I generated a sample dataset to try some benchmarking for comparisons. (If it doesn't adequately represent your actual data, please let me know and I'll give it another run. I'm not certain it matters, since pmin
and pmax
tend to work equally well with numbers in the thousands and thousandths1.)
new_rank2 <- function(rnk,penalty,min_rnk,max_rnk){
rnk2 = max(min(rnk + penalty, max_rnk), min_rnk)
return(rnk2)
}
set.seed(1)
n <- 20000
step4 <- data.frame(rnk = runif(n), penalty = runif(n),
min_rnk = runif(n), max_rnk = runif(n))
step4b <- step4c <- step4d <- step4
Basic performance of three methods.

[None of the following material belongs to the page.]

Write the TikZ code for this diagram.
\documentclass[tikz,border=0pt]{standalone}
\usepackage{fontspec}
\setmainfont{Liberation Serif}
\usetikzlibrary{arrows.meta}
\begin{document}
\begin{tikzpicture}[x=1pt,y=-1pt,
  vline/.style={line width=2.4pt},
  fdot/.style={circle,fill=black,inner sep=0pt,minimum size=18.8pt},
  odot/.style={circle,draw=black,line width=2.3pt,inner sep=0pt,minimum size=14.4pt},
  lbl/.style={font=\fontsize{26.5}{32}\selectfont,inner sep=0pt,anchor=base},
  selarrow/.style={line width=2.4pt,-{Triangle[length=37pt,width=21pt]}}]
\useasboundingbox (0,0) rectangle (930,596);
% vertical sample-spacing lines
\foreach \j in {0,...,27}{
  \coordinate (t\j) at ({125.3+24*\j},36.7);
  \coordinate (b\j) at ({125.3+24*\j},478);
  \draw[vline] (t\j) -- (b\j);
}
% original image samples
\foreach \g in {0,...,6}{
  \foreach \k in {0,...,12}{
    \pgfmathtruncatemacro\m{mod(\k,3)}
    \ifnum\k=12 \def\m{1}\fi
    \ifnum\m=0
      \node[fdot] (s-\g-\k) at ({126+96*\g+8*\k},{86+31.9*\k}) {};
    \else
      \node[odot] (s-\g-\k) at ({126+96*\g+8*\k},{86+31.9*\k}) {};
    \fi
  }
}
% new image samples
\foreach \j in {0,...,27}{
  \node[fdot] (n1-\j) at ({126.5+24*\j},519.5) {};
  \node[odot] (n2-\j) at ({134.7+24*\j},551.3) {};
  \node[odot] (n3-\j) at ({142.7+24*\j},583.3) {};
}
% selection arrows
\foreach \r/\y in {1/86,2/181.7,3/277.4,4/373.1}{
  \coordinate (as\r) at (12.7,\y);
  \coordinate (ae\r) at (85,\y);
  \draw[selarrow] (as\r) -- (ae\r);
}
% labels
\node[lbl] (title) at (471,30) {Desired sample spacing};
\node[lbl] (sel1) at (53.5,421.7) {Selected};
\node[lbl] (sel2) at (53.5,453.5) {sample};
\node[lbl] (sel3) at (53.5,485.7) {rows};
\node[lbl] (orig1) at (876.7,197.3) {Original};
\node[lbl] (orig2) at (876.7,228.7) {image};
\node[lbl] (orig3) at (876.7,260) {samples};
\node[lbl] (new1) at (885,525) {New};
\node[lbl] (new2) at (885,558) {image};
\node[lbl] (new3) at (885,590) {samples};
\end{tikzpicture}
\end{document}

First, your iterative method:
system.time(
for(i in 1:nrow(step4b)){
step4b$rnk2[i] <- new_rank2(step4b$rnk[i], step4b$penalty[i],
step4b$min_rnk[i], step4b$max_rnk[i])
}
)
## user system elapsed
## 3.40 0.00 3.41
Second, a vectorized method:
system.time(
step4c$rnk2 <- with(step4, pmax(pmin(rnk + penalty, max_rnk), min_rnk))
)
## user system elapsed
## 0.02 0.00 0.02
Third, a method utilizing Hadley Wickham's dplyr
:
library(dplyr)
system.time(
step4d <- step4 %>%
mutate(rnk2 = pmax(pmin(rnk + penalty, max_rnk), min_rnk))
)
## user system elapsed
## 0 0 0
Though I am not anywhere close to your record of 120 seconds for 20k records, I'm guessing that there is more computation than this rnk2
calculation. (BTW: my test computer is a 2+ year old i7 2.8GHz with 8GB of RAM running R-3.1.1 and cough cough win7.)
These methods are all producing identical results:
identical(step4b, step4c)
## [1] TRUE
identical(step4b, step4d)
## [1] TRUE
Since single-runs should not be trusted as absolute benchmarks, a more rigorous comparison might be insightful.
library(microbenchmark)
microbenchmark(
iterative = {
for(i in 1:nrow(step4b)){
step4b$rnk2[i] <- new_rank2(step4b$rnk[i], step4b$penalty[i],
step4b$min_rnk[i], step4b$max_rnk[i])
}
},
vectorized = {
step4c$rnk2 <- with(step4, pmax(pmin(rnk + penalty, max_rnk), min_rnk))
},
dplyr = {
step4d <- step4 %>%
mutate(rnk2 = pmax(pmin(rnk + penalty, max_rnk), min_rnk))
}
)
## Unit: milliseconds
## expr min lq median uq max neval
## iterative 3151.235603 3226.225834 3257.488366 3286.452867 3504.440315 100
## vectorized 1.098110 1.159931 1.195153 1.247251 3.051811 100
## dplyr 1.350165 1.418957 1.524622 1.604054 3.255437 100
In this loop alone, there is a difference of over three orders of magnitude in the test case, and that's using 20k records. The choice between using vectorized code or Hadley's dplyr
is a personal choice, and is heavily influenced by the complexity of the code; in this case, I'd be hard-pressed to not use the vectorized code, but that's just me and this example.
For your second batch of code, first note that in your second if
statement, you should replace the ==
with a single =
or (some might argue "even better") <-
. Change this:
if (data$V5[i] == "MED") data$V3[i] == 'XL'
to
if (data$V5[i] == "MED") data$V3[i] <- 'XL'
Otherwise, the "then" portion of the conditional, data$V3[i] == 'XL'
, reduces to FALSE
and not an assignment of 'XL'
into the data$V3[i]
array element.
You can vectorize your for
loop with something like this:
data$V3 <- NA
data$V3 <- ifelse(data$V1 %in% c('A', 'B', 'E'),
data$V4,
ifelse(data$V5 == 'MED',
'XL',
data$V3))
I first set $V3
to NA
here primarily because I have no idea what is going on elsewhere; in reality, I'm assuming that it is already set to a sane value and you are conditionally changing it. This is still somewhat readable with a nested ifelse
, but I'd guard against nesting more than this. If more conditioning is required, you might get better readability (and perhaps performance) out of something like:
idx <- data$V1 %in% c('A', 'B', 'E')
data$V3[idx] <- data$V4[idx]
idx <- (data$V5 == 'MED')
data$V3[idx] <- 'XL'
## ...
... though you will need to be careful if any of the tests allow a datum to match multiple times, and ergo the order of the comparisons affects the updates.
Footnote:
- For clarity, I'm not saying that doing math in the thousands or the thousandths is equivalent, just the comparisons. There are efficiencies in multiplication (of numbers like 1e8) that make it ever-so-slightly faster than division (of the same OOM), but the comparison itself is equivalent.